Former US president Bill Clinton and ex-prime minister Tony Blair were also among those invited to attend the event taking place at Queen's University Belfast.
At one point Mr Mitchell, who had been a special envoy, asked those involved in reaching the Agreement to stand for lengthy applause from the audience packed into the Whitla Hall.
He said: "The real heroes of the Agreement were the people of Northern Ireland and their political leaders.
"The people supported the effort to achieve the Agreement and afterwards they voted overwhelmingly to ratify it.
"Their political leaders, in dangerous and difficult circumstances, after lifetimes devoted to conflict, summoned extraordinary courage and vision and reached agreement often at great risk to themselves, their families and their political careers.

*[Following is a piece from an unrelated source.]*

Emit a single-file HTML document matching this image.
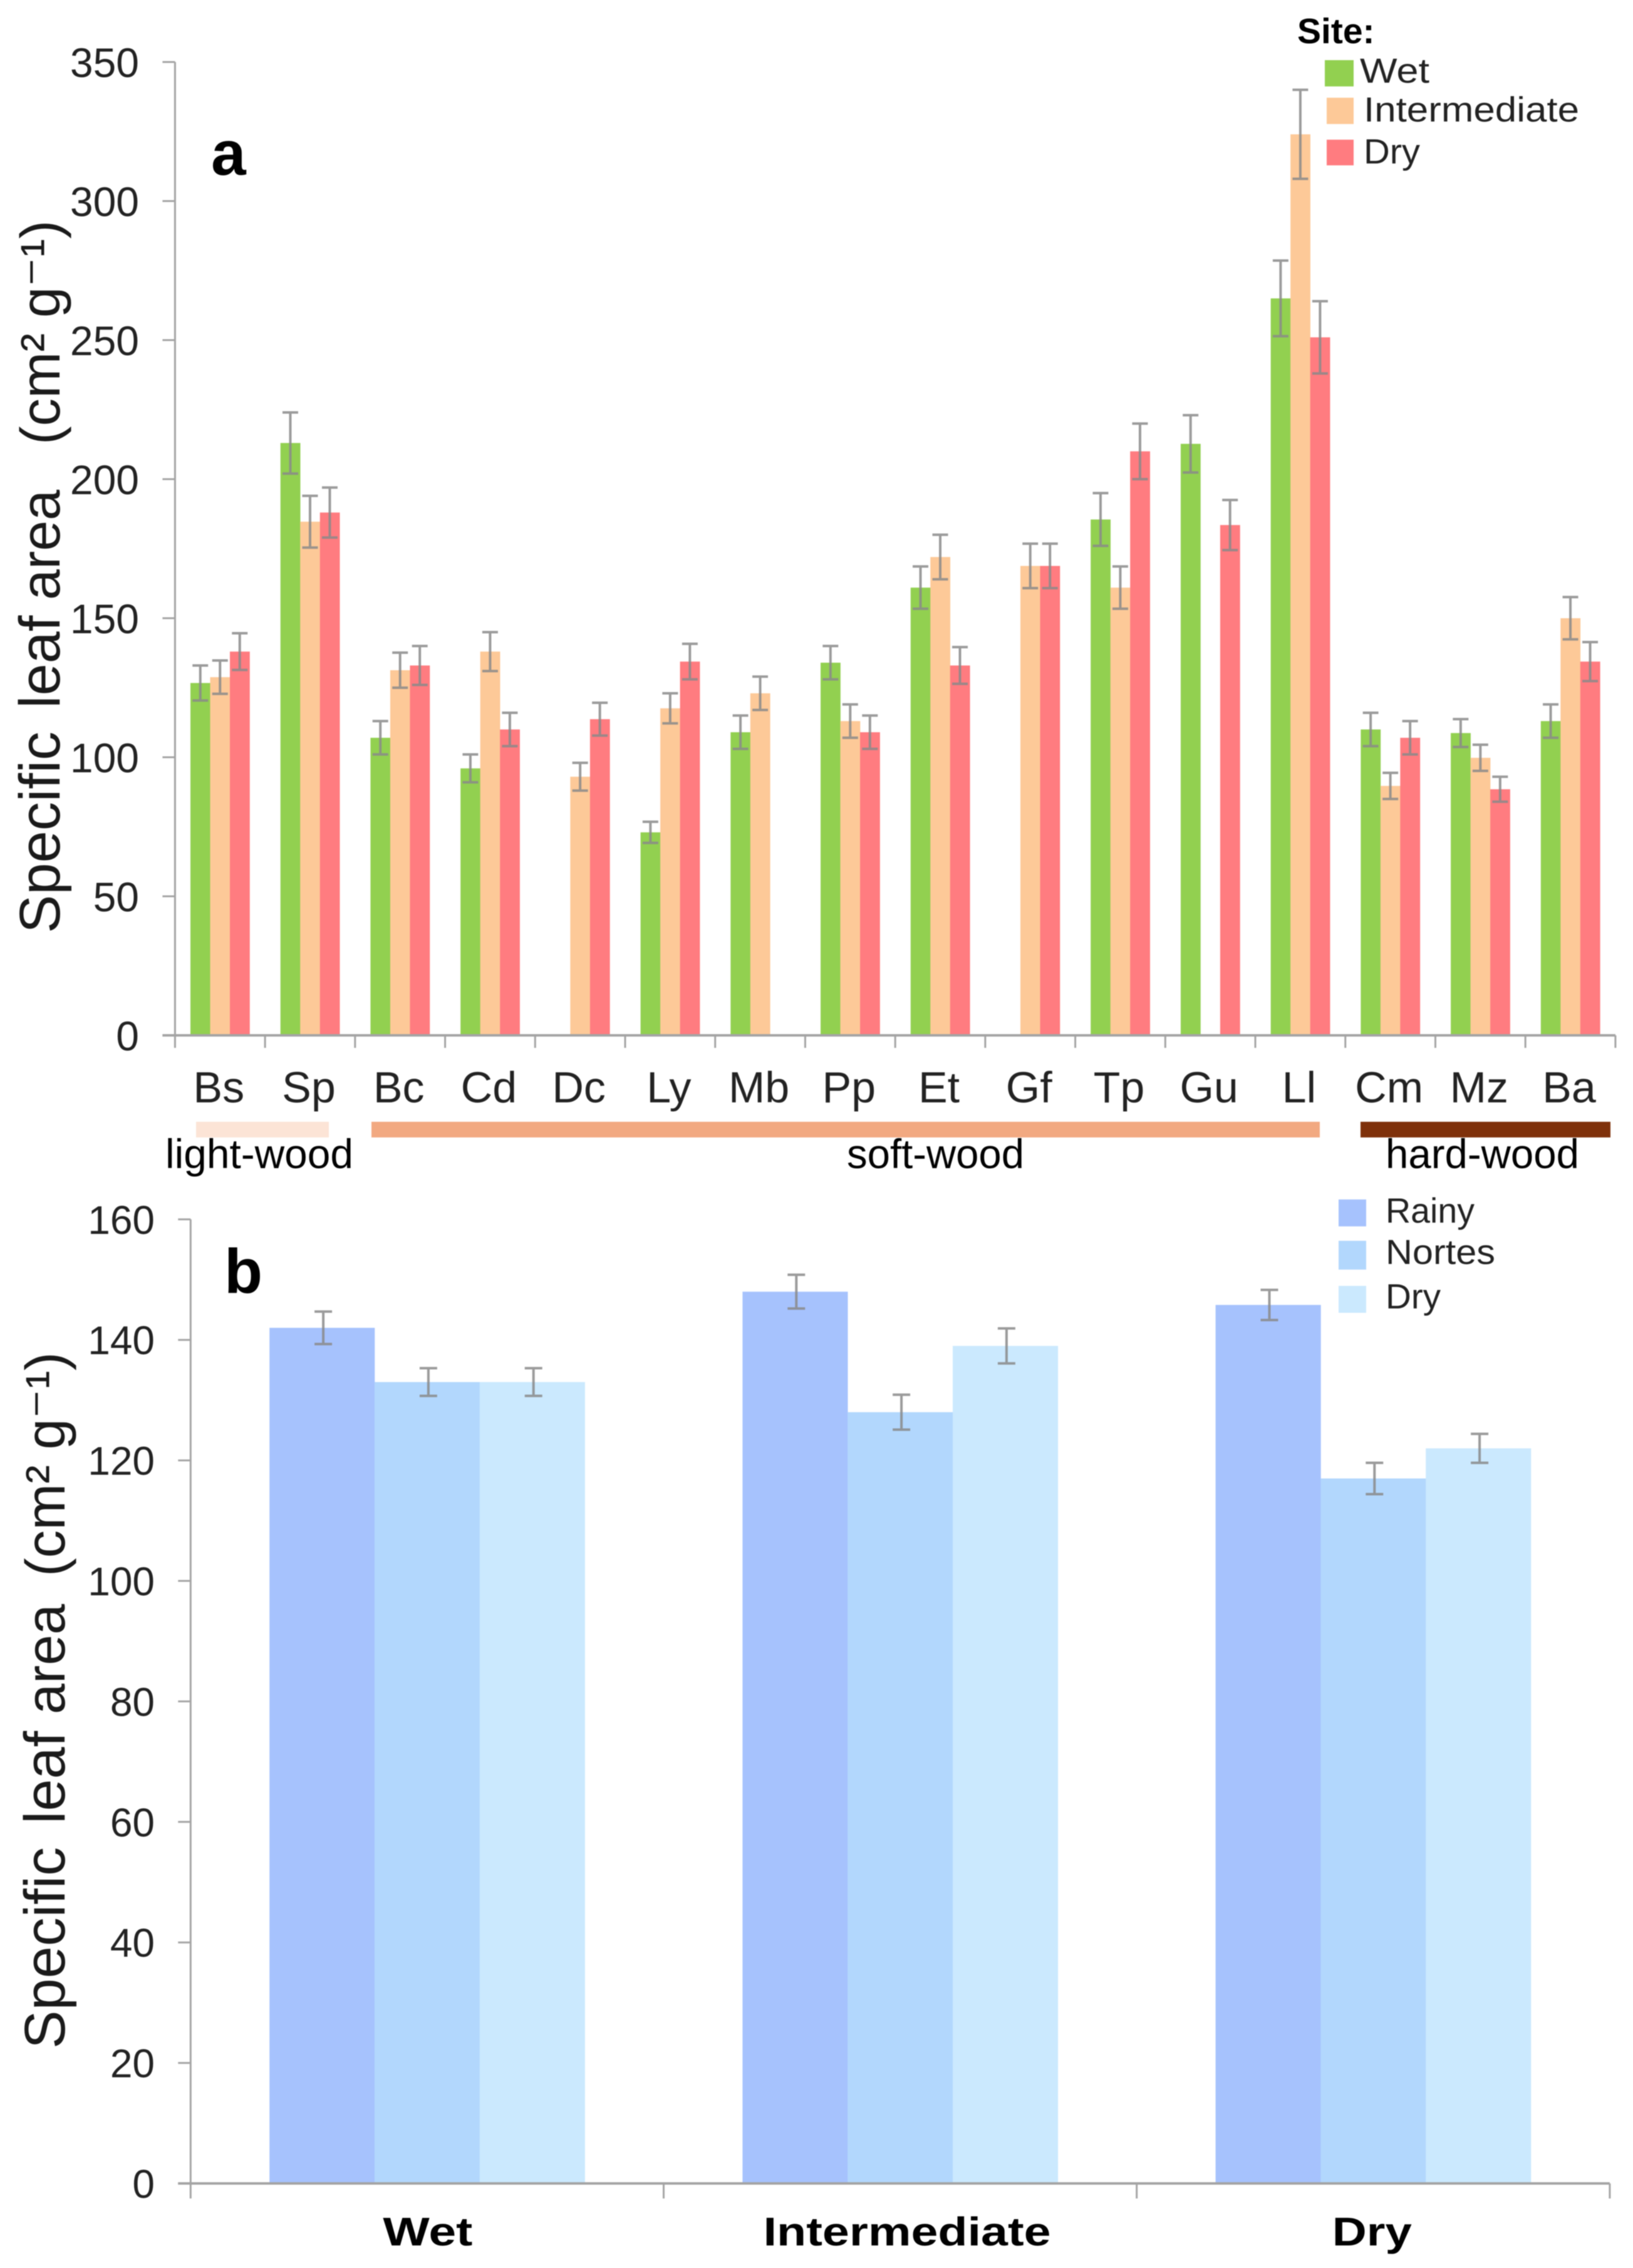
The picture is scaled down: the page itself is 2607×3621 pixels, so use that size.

"I ask you to join me in recognising the heroes and the peacemakers."
Northern Ireland has been without a functioning government since last January.
The devolved institutions at Stormont collapsed after the resignation of Martin McGuinness amid a row over a botched green energy scheme.
Since then divisions between the two biggest parties, the DUP and Sinn Fein, have widened to include Irish language rights, gay marriage and dealing with the legacy of the past.
A deal had been close but the talks process broke down on Valentine's Day and there have been further wranglings over leaked documents and their content.
Senator Mitchell added: "The current problems in Northern Ireland are difficult, they are serious and they must be resolved but at the same time we should not hold Northern Ireland to a higher standard to everywhere else in the world.
"What we must do now is not to despair, not to look backwards, but to reaffirm to the people and the leaders of Northern Ireland - our dedication to the principle of political differences here and elsewhere must be resolved through peaceful and democratic means, not through the use or threat of violence."